Pasca Putusan MK, CLS FH UGM Mendesak Pembatasan Kekuasaan Presiden

Tanggal: 26 Apr 2024 07:45 wib.
 Pasca Putusan Mahkamah Konstitusi (MK) terkait sengketa Pemilihan Presiden 2024, Constitutional Law Society (CLS) dari Fakultas Hukum Universitas Gadjah Mada (UGM) di Yogyakarta, menunjukkan keinginan untuk memberlakukan pembatasan terhadap kewenangan Presiden dan Wakil Presiden Republik Indonesia.

Setelah keputusan MK diumumkan pada Senin, 22 April 2023, Koordinator CLS FH UGM, Lintang Nusantara, menekankan pentingnya memperkuat demokrasi yang sehat di negara ini. Ia mendorong para mahasiswa untuk mempertimbangkan pembatasan kekuasaan Presiden dan Wakil Presiden RI.

"Meskipun keputusan MK telah ditetapkan dan mengikat, kita dihadapkan pada isu serius tentang bagaimana kita dapat mengelola kekuasaan yang dimiliki oleh Presiden dan Wakil Presiden yang terpilih," kata Lintang dalam Konferensi Pers yang diadakan oleh CLS UGM pada Selasa, 23 April 2024 sebagai tanggapan terhadap putusan MK.

Menanggapi hal tersebut, Lintang juga mengutip pepatah Latin "Inde datae leges be fortoir omnia posset," yang mengisyaratkan bahwa hukum diciptakan untuk mencegah individu yang memiliki kekuatan agar tidak memperoleh kekuasaan yang tidak terbatas.

Pandangan dari Ahli Tata Negara UGM

Dalam konferensi pers tersebut, CLS FH UGM juga membawa dua akademisi dan dosen FH UGM, yaitu Zainal Arifin Mochtar alias Uceng dan Herlambang P Wiratraman.

Zainal Arifin Mochtar dalam paparannya mencermati dampak putusan MK terhadap masa depan demokrasi Indonesia. "Ketakutan terhadap kemenangan saat ini adalah saat demokrasi bisa diinjak-injak dengan mudah. Proses penegakan hukum pemerintahan itu dirusak," ujar Uceng, yang juga menjabat sebagai Ketua Departemen Hukum Tata Negara UGM.

"Saat ini, siapa yang dapat menjamin bahwa di masa depan tidak akan terjadi penindasan seperti yang terjadi sekarang? Rezim pemerintahan saat ini hanya akan melanjutkan kondisi yang ada sekarang," tambahnya.

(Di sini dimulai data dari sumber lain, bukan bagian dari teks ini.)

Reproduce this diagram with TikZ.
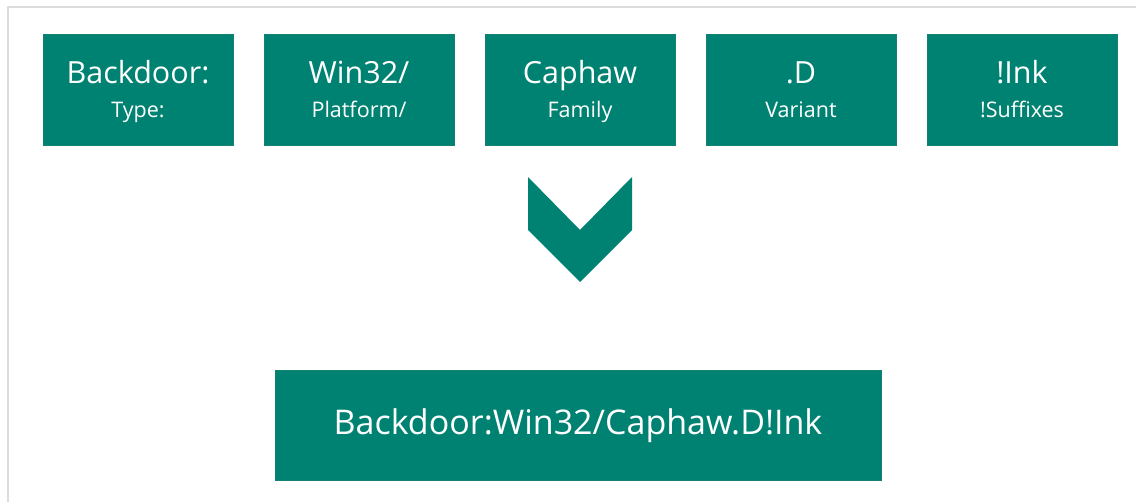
\documentclass[tikz,border=0pt]{standalone}
\usepackage{fontspec}
\setmainfont{Open Sans}
\definecolor{teal}{HTML}{008272}
\definecolor{framegray}{HTML}{DCDCDC}
\tikzset{
  part/.style={fill=teal, draw=teal!85!gray, line width=0.6pt, minimum width=190pt, minimum height=111pt, inner sep=0pt},
  whole/.style={fill=teal, draw=teal!85!gray, line width=0.6pt, minimum width=606pt, minimum height=110pt, inner sep=0pt},
  bigtxt/.style={text=white, anchor=base, inner sep=0pt, font=\fontsize{30.5}{36}\selectfont},
  smalltxt/.style={text=white, anchor=base, inner sep=0pt, font=\fontsize{21.5}{26}\selectfont},
  resulttxt/.style={text=white, anchor=base, inner sep=0pt, font=\fontsize{34}{40}\selectfont},
}
\begin{document}
\begin{tikzpicture}[x=1pt, y=-1pt]
\useasboundingbox (0,0) rectangle (1136,502);
\fill[white] (0,0) rectangle (1136,502);
% outer frame (top and left edges)
\draw[framegray, line width=2pt] (8,502) -- (8,7) -- (1136,7);

% the five name parts
\foreach \i/\nm/\ds in {0/{Backdoor:}/{Type:}, 1/{Win32/}/{Platform/}, 2/{Caphaw}/{Family}, 3/{.D}/{Variant}, 4/{!Ink}/{!Suffixes}}{
  \node[part] (p\i) at ({138+221*\i}, 89.5) {};
  \node[bigtxt] (p\i big) at ([yshift=5.5pt]p\i.center) {\nm};
  \node[smalltxt] (p\i small) at ([yshift=-28.5pt]p\i.center) {\ds};
}

% chevron pointing down
\fill[teal] (528,177) -- (580,230) -- (632,177) -- (632,230) -- (580,282) -- (528,230) -- cycle;

% the full name
\node[whole] (full) at (578,425) {};
\node[resulttxt] (fulltxt) at ([yshift=-10pt]full.center) {Backdoor:Win32/Caphaw.D!Ink};
\end{tikzpicture}
\end{document}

Uceng juga menampakkan similitude Presiden Joko Widodo seperti seorang yang sedang bermain game. "Saya melihat ini seperti seseorang yang bermain game, misalnya batas bermain game adalah dua kali, tetapi dia ingin bermain hingga tiga atau bahkan empat kali. Akhirnya, dia membuat akun baru. Dengan akun baru tersebut, ia dapat bermain tiga hingga empat kali," terang Uceng.

Di sisi lain, Uceng juga menyatakan bahwa harus ada yang bertanggung jawab atas pelanggaran terhadap demokrasi, contoh kasusnya adalah pengarahan bantuan sosial menuju ke arah pemilihan dan penggunaan aparat.

"Siapa yang melanggar aturan hukum, siapa yang merusak penegakan hukum, siapa yang merusak demokrasi harus tetap dipertanggungjawabkan secara hukum. Saya menduga dalam putusan tersebut terdapat tiga orang hakim yang memberikan pendapat dissenting," ucap Uceng.

Uceng menutup paparannya dengan menyatakan bahwa masyarakat sipil harus memperkuat kemampuannya untuk mengontrol pemerintahan dengan berkonsolidasi.

"CLS FH UGM berkomitmen untuk aktif memberikan kontribusi pemikiran bagi Indonesia. Kami mengajak semua elemen masyarakat sipil dan media massa untuk mendukung upaya munculnya gagasan pembatasan kekuasaan Presiden dan Wakil Presiden RI sebagai isu publik yang menjadi perhatian bersama bangsa Indonesia," kata Lintang dalam penutupan konferensi pers.